# RECORDS TO PROCESS start

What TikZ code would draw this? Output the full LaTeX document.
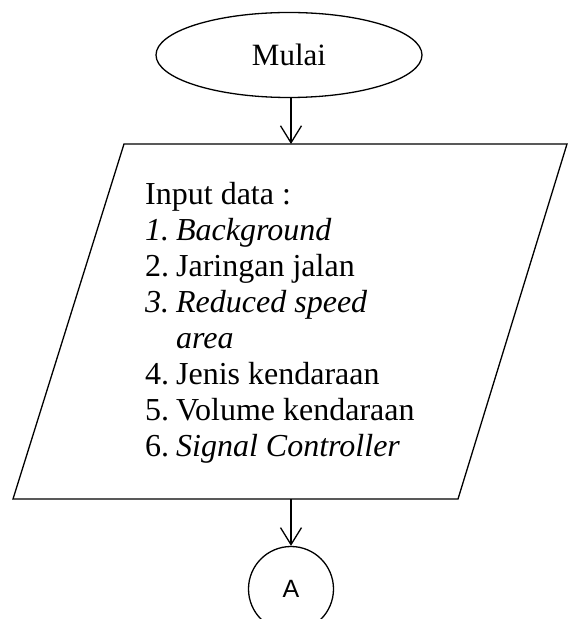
\documentclass[tikz,border=0pt]{standalone}
\usepackage{fontspec}
\setmainfont{Liberation Serif}
\newfontfamily\arialfont{Liberation Sans}
\usetikzlibrary{shapes.geometric,arrows.meta}
\tikzset{
  lw/.style={line width=1.3pt},
  flowarrow/.style={lw,-{Straight Barb[length=17pt,width=21pt]}},
  txt/.style={anchor=base west,inner sep=0pt,font=\fontsize{32pt}{36pt}\selectfont},
}
\newcommand{\numbox}[1]{\makebox[31pt][l]{#1}}
\begin{document}
\begin{tikzpicture}[x=1pt,y=1pt]
\useasboundingbox (0,0) rectangle (568,619);
% start terminal
\node[ellipse,draw,lw,minimum width=266pt,minimum height=85pt,inner sep=0pt,
      font=\fontsize{31pt}{36pt}\selectfont] (mulai) at (289,564) {Mulai};
% input parallelogram
\coordinate (tl) at (124,475);
\coordinate (tr) at (567,475);
\coordinate (br) at (458,120);
\coordinate (bl) at (13,120);
\coordinate (ptop) at (291,475);
\coordinate (pbot) at (291,120);
\draw[lw,line join=miter] (tl) -- (tr) -- (br) -- (bl) -- cycle;
% text lines
\node[txt] (t0) at (145,414) {Input data :};
\node[txt] (t1) at (145,378) {\itshape\numbox{1.}Background};
\node[txt] (t2) at (145,342) {\numbox{2.}Jaringan jalan};
\node[txt] (t3) at (145,306) {\itshape\numbox{3.}Reduced speed};
\node[txt] (t4) at (145,270) {\itshape\numbox{}area};
\node[txt] (t5) at (145,234) {\numbox{4.}Jenis kendaraan};
\node[txt] (t6) at (145,198) {\numbox{5.}Volume kendaraan};
\node[txt] (t7) at (145,162) {\numbox{6.}\textit{Signal Controller}};
% connector circle
\node[circle,draw,lw,minimum size=85pt,inner sep=0pt,
      font=\arialfont\fontsize{25pt}{30pt}\selectfont] (conA) at (291,30) {A};
% arrows
\draw[flowarrow] (mulai.south -| ptop) -- (ptop);
\draw[flowarrow] (pbot) -- (conA.north);
\end{tikzpicture}
\end{document}
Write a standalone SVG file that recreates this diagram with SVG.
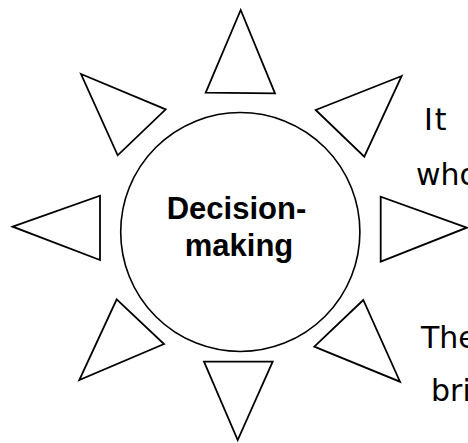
<svg xmlns="http://www.w3.org/2000/svg" width="468" height="443" viewBox="0 0 468 443">
<style>
.ray{fill:#fff;stroke:#000;stroke-width:1.8;stroke-linejoin:miter}
.hub{fill:#fff;stroke:#000;stroke-width:1.6}
.lbl{font-family:"Liberation Sans",Arial,sans-serif;font-weight:bold;font-size:31px;fill:#000;text-anchor:middle}
.side{font-family:"Comic Sans MS","DejaVu Sans",sans-serif;font-size:30px;fill:#000}
</style>
<rect width="468" height="443" fill="#fff"/>
<g id="rays">
<polygon id="ray-n" class="ray" points="240.7,10 205.7,92.7 275,93.3"/>
<polygon id="ray-nw" class="ray" points="81,74 165.7,109.3 117.7,155.3"/>
<polygon id="ray-ne" class="ray" points="401.7,76 315.7,110 364.3,156.7"/>
<polygon id="ray-w" class="ray" points="12.7,226.7 100,195.7 100,260"/>
<polygon id="ray-e" class="ray" points="466.7,227.7 380.7,196.7 380.7,261.7"/>
<polygon id="ray-sw" class="ray" points="116.7,299.3 164,344 79.3,380"/>
<polygon id="ray-se" class="ray" points="363.3,300 314.3,346.7 400,381.7"/>
<polygon id="ray-s" class="ray" points="204,361.7 272.7,361.7 237.7,440"/>
</g>
<g id="hub">
<ellipse class="hub" cx="240.3" cy="232" rx="119.6" ry="119.5"/>
<text class="lbl" x="236.5" y="218.5">Decision-</text>
<text class="lbl" x="239" y="256">making</text>
</g>
<g id="side-text">
<text class="side" x="424" y="130" letter-spacing="2">It</text>
<text class="side" x="416" y="185">who</text>
<text class="side" x="421" y="348">The</text>
<text class="side" x="431" y="401">bri</text>
</g>
</svg>
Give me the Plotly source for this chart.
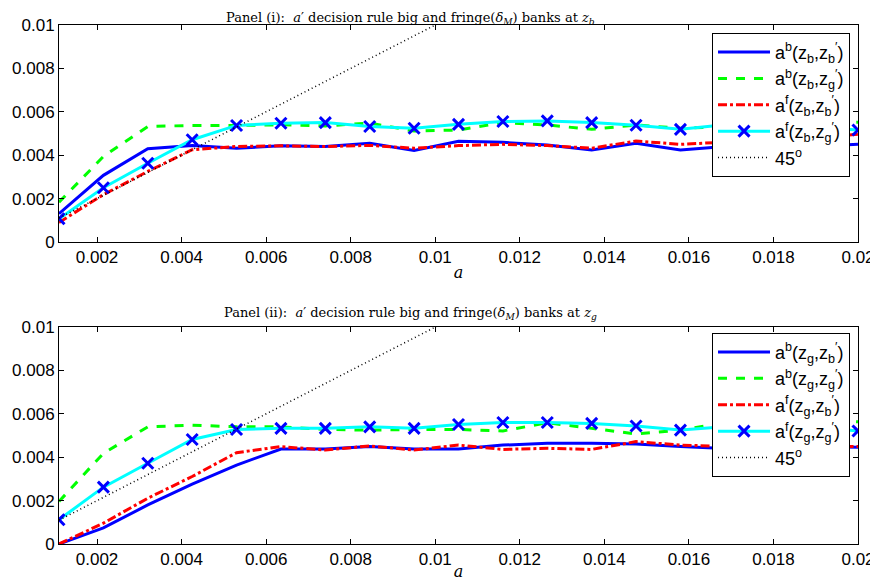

# RECORDS TO PROCESS end

REQUIREMENT: Repeat the listing verbatim. Skip the pictures.

OUTPUT FOR THIS TASK:
What TikZ code would draw this? Output the full LaTeX document.
\documentclass[tikz,border=0pt]{standalone}
\usepackage{fontspec}
\setmainfont{Liberation Serif}
\newfontfamily\arialfont{Liberation Sans}
\usetikzlibrary{shapes.geometric,arrows.meta}
\tikzset{
  lw/.style={line width=1.3pt},
  flowarrow/.style={lw,-{Straight Barb[length=17pt,width=21pt]}},
  txt/.style={anchor=base west,inner sep=0pt,font=\fontsize{32pt}{36pt}\selectfont},
}
\newcommand{\numbox}[1]{\makebox[31pt][l]{#1}}
\begin{document}
\begin{tikzpicture}[x=1pt,y=1pt]
\useasboundingbox (0,0) rectangle (568,619);
% start terminal
\node[ellipse,draw,lw,minimum width=266pt,minimum height=85pt,inner sep=0pt,
      font=\fontsize{31pt}{36pt}\selectfont] (mulai) at (289,564) {Mulai};
% input parallelogram
\coordinate (tl) at (124,475);
\coordinate (tr) at (567,475);
\coordinate (br) at (458,120);
\coordinate (bl) at (13,120);
\coordinate (ptop) at (291,475);
\coordinate (pbot) at (291,120);
\draw[lw,line join=miter] (tl) -- (tr) -- (br) -- (bl) -- cycle;
% text lines
\node[txt] (t0) at (145,414) {Input data :};
\node[txt] (t1) at (145,378) {\itshape\numbox{1.}Background};
\node[txt] (t2) at (145,342) {\numbox{2.}Jaringan jalan};
\node[txt] (t3) at (145,306) {\itshape\numbox{3.}Reduced speed};
\node[txt] (t4) at (145,270) {\itshape\numbox{}area};
\node[txt] (t5) at (145,234) {\numbox{4.}Jenis kendaraan};
\node[txt] (t6) at (145,198) {\numbox{5.}Volume kendaraan};
\node[txt] (t7) at (145,162) {\numbox{6.}\textit{Signal Controller}};
% connector circle
\node[circle,draw,lw,minimum size=85pt,inner sep=0pt,
      font=\arialfont\fontsize{25pt}{30pt}\selectfont] (conA) at (291,30) {A};
% arrows
\draw[flowarrow] (mulai.south -| ptop) -- (ptop);
\draw[flowarrow] (pbot) -- (conA.north);
\end{tikzpicture}
\end{document}
Write a standalone SVG file that recreates this diagram with SVG.
<svg xmlns="http://www.w3.org/2000/svg" width="468" height="443" viewBox="0 0 468 443">
<style>
.ray{fill:#fff;stroke:#000;stroke-width:1.8;stroke-linejoin:miter}
.hub{fill:#fff;stroke:#000;stroke-width:1.6}
.lbl{font-family:"Liberation Sans",Arial,sans-serif;font-weight:bold;font-size:31px;fill:#000;text-anchor:middle}
.side{font-family:"Comic Sans MS","DejaVu Sans",sans-serif;font-size:30px;fill:#000}
</style>
<rect width="468" height="443" fill="#fff"/>
<g id="rays">
<polygon id="ray-n" class="ray" points="240.7,10 205.7,92.7 275,93.3"/>
<polygon id="ray-nw" class="ray" points="81,74 165.7,109.3 117.7,155.3"/>
<polygon id="ray-ne" class="ray" points="401.7,76 315.7,110 364.3,156.7"/>
<polygon id="ray-w" class="ray" points="12.7,226.7 100,195.7 100,260"/>
<polygon id="ray-e" class="ray" points="466.7,227.7 380.7,196.7 380.7,261.7"/>
<polygon id="ray-sw" class="ray" points="116.7,299.3 164,344 79.3,380"/>
<polygon id="ray-se" class="ray" points="363.3,300 314.3,346.7 400,381.7"/>
<polygon id="ray-s" class="ray" points="204,361.7 272.7,361.7 237.7,440"/>
</g>
<g id="hub">
<ellipse class="hub" cx="240.3" cy="232" rx="119.6" ry="119.5"/>
<text class="lbl" x="236.5" y="218.5">Decision-</text>
<text class="lbl" x="239" y="256">making</text>
</g>
<g id="side-text">
<text class="side" x="424" y="130" letter-spacing="2">It</text>
<text class="side" x="416" y="185">who</text>
<text class="side" x="421" y="348">The</text>
<text class="side" x="431" y="401">bri</text>
</g>
</svg>
Give me the Plotly source for this chart.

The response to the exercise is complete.